素人が新聞記事書いてみた

新聞記事のつもりでブログを書いています。

改憲に中選挙区制と比例代表制は不利、小選挙区制は有利

先日、自民党の支持者による憲法改正の集会に参加したときの話である。ちなみに、筆者は自民党を支持している訳ではない。

彼らは以下のような勇ましい言葉を発し、改憲を訴えていた。

 

・占領期に作った憲法など憲法ではない!

戦勝国に押し付けられた憲法をいつまで大事にしている!奴隷か!

憲法9条は日本人に「殴られても殴りかえすな」と言っているのと同じだ!

 

集会も終わり、帰ろうとした時のことである。

選挙制度について、何人かが雑談していた。盗み聞きをするつもりはなかったのだが、以下のような言葉が聞こえてきた。

「選挙の区割りは昔の中選挙区制の方がいいよな...」

 

 

 

 

 

 

 

 

 

 

一瞬、自分の耳を疑ってしまった。

中選挙区制とは、一つの選挙区から複数人を選出する選挙制度である。衆議院選挙においては平成6年(1994年)まで用いられていた。参議院選挙では現在も一部の選挙区で用いられている。

そして、改憲には不向きな選挙制度である。

 

筆者はその人たちと知り合いではなかったが、思い切って話しかけてみた。

理由を聞くと、あるネットの保守チャンネルでそう主張していたから、中選挙区制の方が良いと信じるようになったという。実は、改憲を強く希望している人でも、中選挙区制が良いという考えの人は多い。

この時、ちょっとした人だかり?ができたので、集まってきた人たちにも質問してみた。12人中、6人は中選挙区制に戻すべきだとの意見。2人は戻すべきではない、残り4人はわからないだった。

 

 

 

筆者の Twitter のフォロワーは大半が改憲派である。

しかし、「中選挙区制を復活すべきだ」という意見の方が約半数もいる。

 

憲法改正の発議(改憲国民投票)をするためには、衆参両院でそれそれ2/3以上の議員が改憲案に賛成する必要がある。

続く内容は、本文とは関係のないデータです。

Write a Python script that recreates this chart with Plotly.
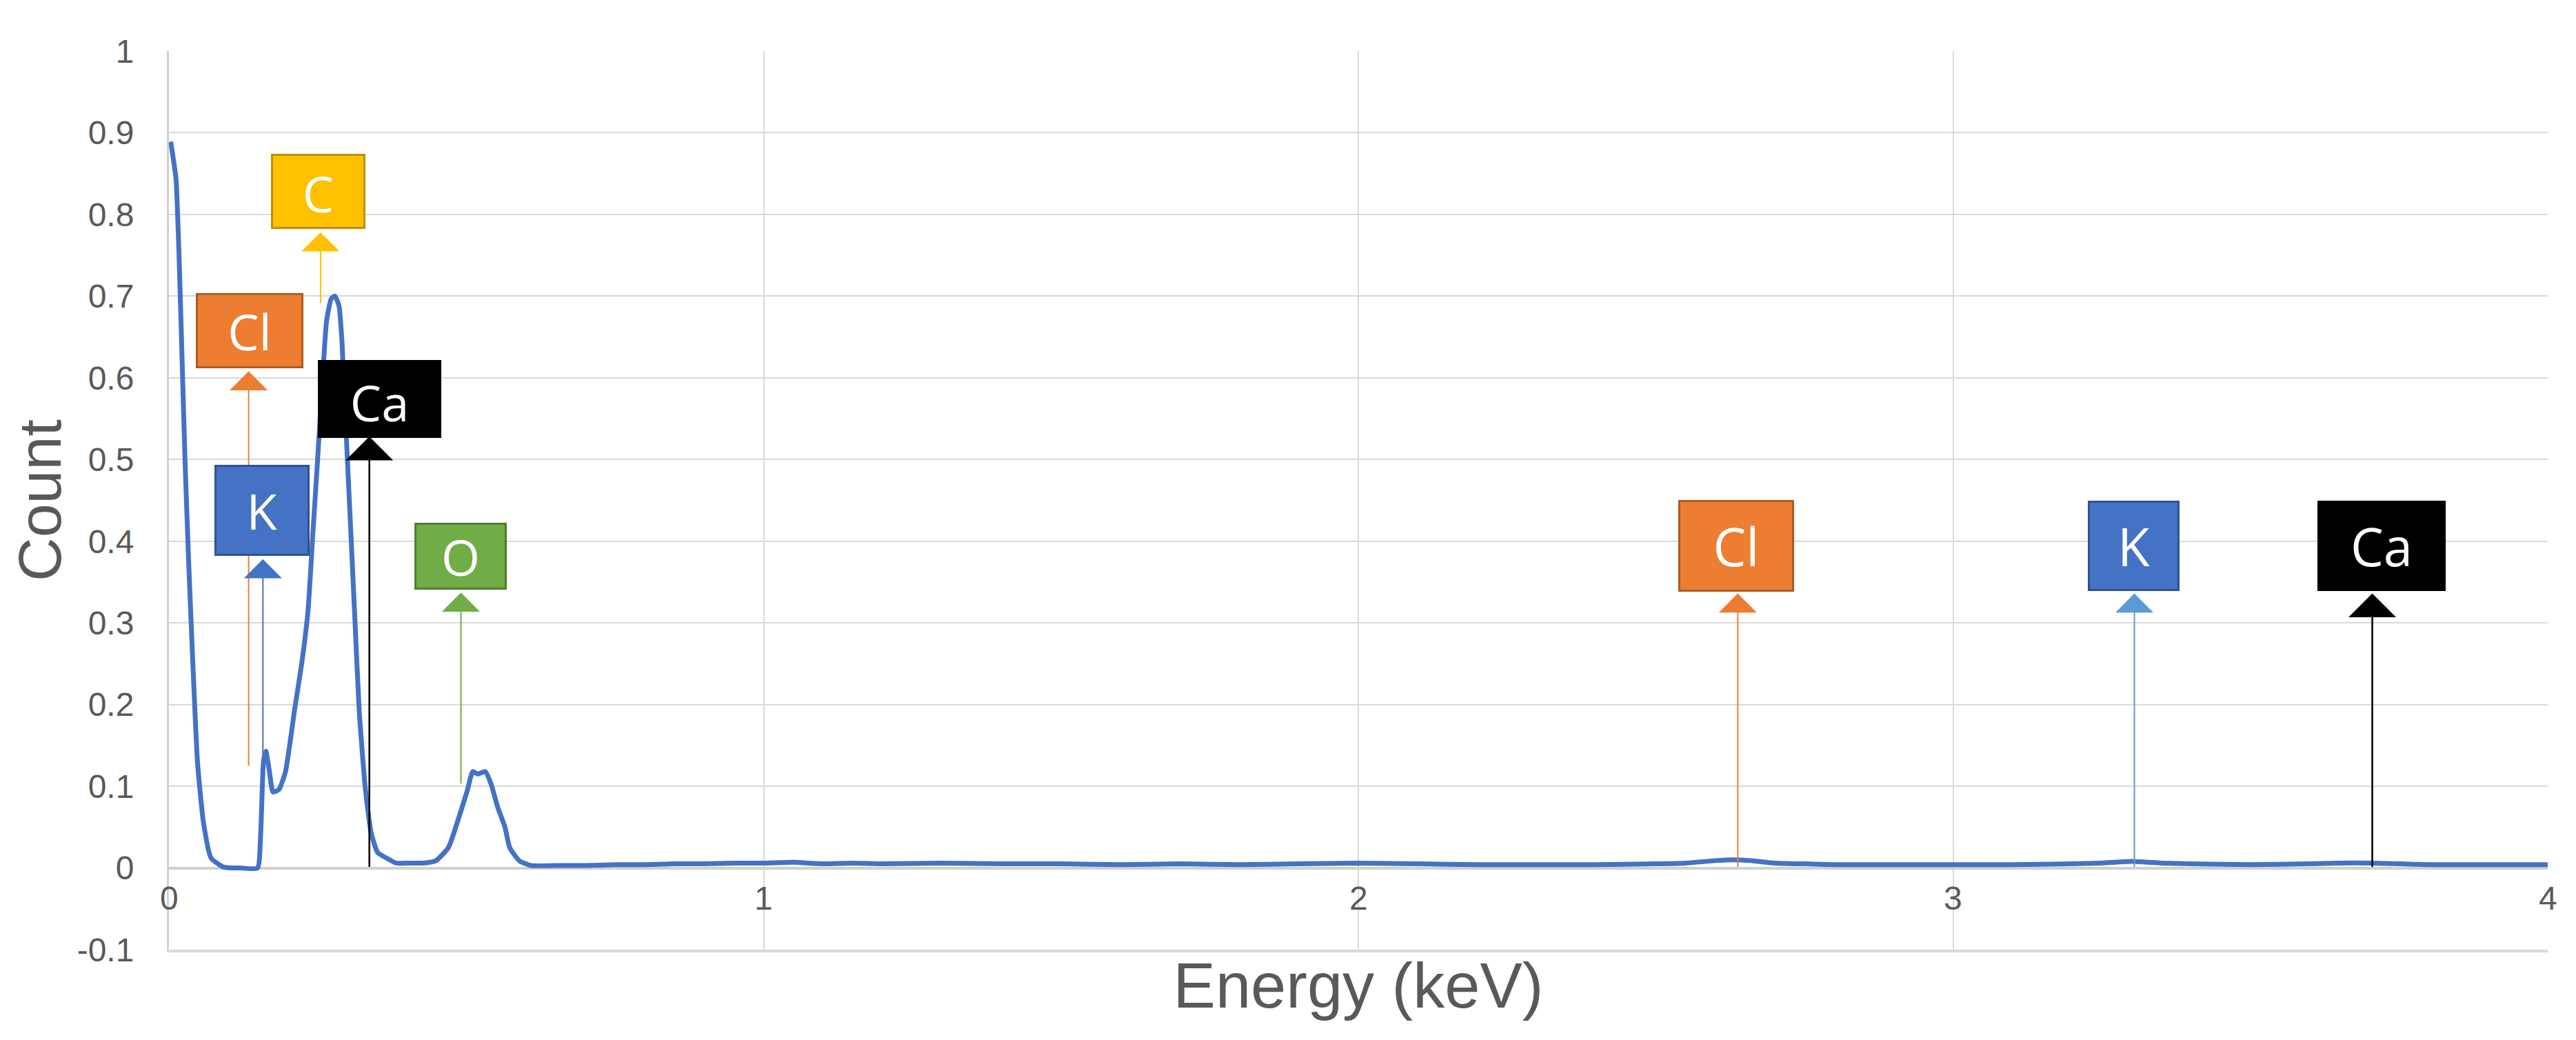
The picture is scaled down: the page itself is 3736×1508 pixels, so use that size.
import plotly.graph_objects as go

# spectrum (energy in keV, normalised count)
energy = [0.003, 0.008, 0.012, 0.017, 0.022, 0.027, 0.033, 0.040, 0.048, 0.058,
          0.071, 0.092, 0.12, 0.149, 0.154, 0.159, 0.163, 0.169, 0.175, 0.185,
          0.196, 0.211, 0.224, 0.234, 0.242, 0.250, 0.258, 0.265, 0.273, 0.279,
          0.286, 0.291, 0.296, 0.304, 0.312, 0.320, 0.330, 0.340, 0.351, 0.366,
          0.382, 0.402, 0.428, 0.449, 0.470, 0.485, 0.501, 0.511, 0.519, 0.532,
          0.542, 0.553, 0.565, 0.573, 0.589, 0.609, 0.65, 0.70, 0.75, 0.80,
          0.85, 0.90, 0.95, 1.00, 1.05, 1.10, 1.15, 1.20, 1.30, 1.40,
          1.50, 1.60, 1.70, 1.80, 1.90, 2.00, 2.10, 2.20, 2.30, 2.40,
          2.50, 2.55, 2.60, 2.63, 2.66, 2.70, 2.75, 2.80, 2.90, 3.00,
          3.10, 3.20, 3.25, 3.30, 3.35, 3.40, 3.50, 3.60, 3.65, 3.70,
          3.75, 3.80, 3.90, 4.00]
count = [0.889, 0.865, 0.843, 0.75, 0.626, 0.50, 0.378, 0.254, 0.13, 0.056,
         0.012, 0.001, 0.0, 0.0, 0.037, 0.13, 0.143, 0.118, 0.093, 0.096,
         0.118, 0.192, 0.254, 0.316, 0.409, 0.50, 0.595, 0.669, 0.697, 0.70,
         0.688, 0.644, 0.564, 0.44, 0.316, 0.192, 0.099, 0.043, 0.019, 0.012,
         0.006, 0.006, 0.006, 0.009, 0.025, 0.056, 0.093, 0.118, 0.115, 0.118,
         0.102, 0.074, 0.05, 0.025, 0.009, 0.003, 0.003, 0.003, 0.004, 0.004,
         0.005, 0.005, 0.006, 0.006, 0.007, 0.005, 0.006, 0.005, 0.006, 0.005,
         0.005, 0.004, 0.005, 0.004, 0.005, 0.006, 0.005, 0.004, 0.004, 0.004,
         0.005, 0.006, 0.009, 0.010, 0.009, 0.006, 0.005, 0.004, 0.004, 0.004,
         0.004, 0.005, 0.006, 0.008, 0.006, 0.005, 0.004, 0.005, 0.006, 0.006,
         0.005, 0.004, 0.004, 0.004]

# element markers: label, line energy, arrow tail and head (count units)
elements = ["C", "Cl", "Ca", "K", "O", "Cl", "K", "Ca"]
line_energy = [0.255, 0.134, 0.337, 0.158, 0.491, 2.638, 3.305, 3.705]
line_base = [0.69, 0.124, 0.0, 0.13, 0.102, 0.0, 0.0, 0.0]
line_top = [0.778, 0.608, 0.528, 0.378, 0.337, 0.336, 0.336, 0.336]

x_ticks = [0, 1, 2, 3, 4]
y_ticks = [-0.1, 0, 0.1, 0.2, 0.3, 0.4, 0.5, 0.6, 0.7, 0.8, 0.9, 1]
y_tick_text = ["-0.1", "0", "0.1", "0.2", "0.3", "0.4", "0.5", "0.6", "0.7", "0.8", "0.9", "1"]

# label box placement / look
box_x = [0.251, 0.1356, 0.354, 0.156, 0.490, 2.635, 3.304, 3.720]
box_y = [0.828, 0.6575, 0.574, 0.438, 0.382, 0.394, 0.394, 0.394]
box_w = [137, 156, 179, 138, 134, 168, 133, 186]
box_h = [109, 109, 113, 132, 97, 133, 131, 131]
box_fill = ["#FFC000", "#ED7D31", "#000000", "#4472C4", "#70AD47", "#ED7D31", "#4472C4", "#000000"]
box_edge = ["#BF9000", "#AE5A21", "#000000", "#2F528F", "#507E32", "#AE5A21", "#2F528F", "#000000"]
arrow_col = ["#FFC000", "#ED7D31", "#000000", "#4472C4", "#70AD47", "#ED7D31", "#5B9BD5", "#000000"]
text_valign = ["bottom", "middle", "bottom", "middle", "middle", "middle", "middle", "middle"]

grey = "#595959"

fig = go.Figure()
fig.add_trace(go.Scatter(x=energy, y=count, mode="lines",
                         line=dict(color="#4472C4", width=7, shape="spline", smoothing=0.5),
                         showlegend=False))

# arrows first, boxes on top
for i in range(len(elements)):
    fig.add_annotation(x=line_energy[i], y=line_top[i], ax=line_energy[i], ay=line_base[i],
                       xref="x", yref="y", axref="x", ayref="y", text="",
                       showarrow=True, arrowhead=1, arrowsize=4.6,
                       arrowwidth=2.5 if arrow_col[i] == "#000000" else 2,
                       arrowcolor=arrow_col[i], standoff=0, startstandoff=0)

for i in range(len(elements)):
    fig.add_annotation(x=box_x[i], y=box_y[i], xref="x", yref="y", text=elements[i],
                       showarrow=False, xanchor="center", yanchor="middle",
                       width=box_w[i] - 6, height=box_h[i] - 6, borderpad=0,
                       bgcolor=box_fill[i], bordercolor=box_edge[i], borderwidth=3,
                       align="center", valign=text_valign[i],
                       font=dict(family="Open Sans", size=72 if i < 5 else 76, color="white"))

# x tick labels sit just under the y=0 axis, as in the original
for v in x_ticks:
    fig.add_annotation(x=v, y=0, xref="x", yref="y", text=str(v), showarrow=False,
                       xanchor="center", yanchor="top", yshift=-15,
                       font=dict(family="Liberation Sans", size=48, color=grey))

# page has an 8px body margin, so the figure is 16px smaller than the window
fig.update_layout(
    width=3720, height=1492,
    margin=dict(l=233, r=33, t=66, b=123),
    paper_bgcolor="white", plot_bgcolor="white",
    font=dict(family="Liberation Sans", color=grey),
    xaxis=dict(range=[0, 4], tickvals=x_ticks, showticklabels=False,
               showgrid=True, gridcolor="#D9D9D9", gridwidth=2,
               zeroline=False, showline=True, linecolor="#D9D9D9", linewidth=4,
               title=dict(text="Energy (keV)", font=dict(size=92, color=grey), standoff=18)),
    yaxis=dict(range=[-0.1, 1], tickvals=y_ticks, ticktext=y_tick_text,
               tickfont=dict(size=48, color=grey), ticklabelstandoff=38,
               showgrid=True, gridcolor="#D9D9D9", gridwidth=2,
               zeroline=True, zerolinecolor="#D0D0D0", zerolinewidth=4,
               showline=True, linecolor="#D0D0D0", linewidth=3,
               title=dict(text="Count", font=dict(size=88, color=grey), standoff=30)),
)

fig.write_html("out.html")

現在の政治状況を考えれば、自民党議席を増やすしかない。

中選挙区制度の場合、2人区では改憲派が2議席を得る必要がある。3人区では2人、4人区では3人が目標といえる。平均されるので、いくつかの選挙区はこれを下回ってもいいが。

これは非常に厳しい。参議院議員選挙をみればわかる。

 

参議院議員の任期は6年であり、3年ごとに半数を改選する。参議院議員選挙は選挙区と比例代表に分かれている。

有権者は選挙区と比例代表の投票をする。選挙区では立候補者1名を自書して投票する。比例代表では政党名か立候補者1名の氏名を自書して投票する。

選挙区には1人しか当選しない小選挙区と、複数人(現在は2~6人)が当選する中選挙区がある。比例代表は、各政党が獲得した投票数に比例して議席を配分する。

参議院議員選挙小選挙区制と中選挙区制、そして比例代表制(事実上の大選挙区制)が混合された選挙である。

 

直近、令和元年7月21日に日本で行われた「第25回参議院議員通常選挙」は、改選数124。内訳は選挙区制74(小選挙区32、中選挙区42)、比例代表制 50だった。

自民党の獲得議席数は57。小選挙区中選挙区比例代表の獲得議席数とその獲得率は以下のとおり。

小選挙区22/32(68%

中選挙区16/42(38%

比例代表19/50(38%

 

改憲のためには、中選挙区制比例代表制は邪魔な仕組みなのだ。

マスコミがこの事実をほとんど報道しないため、改憲派でも知らない人が多いのが現状である。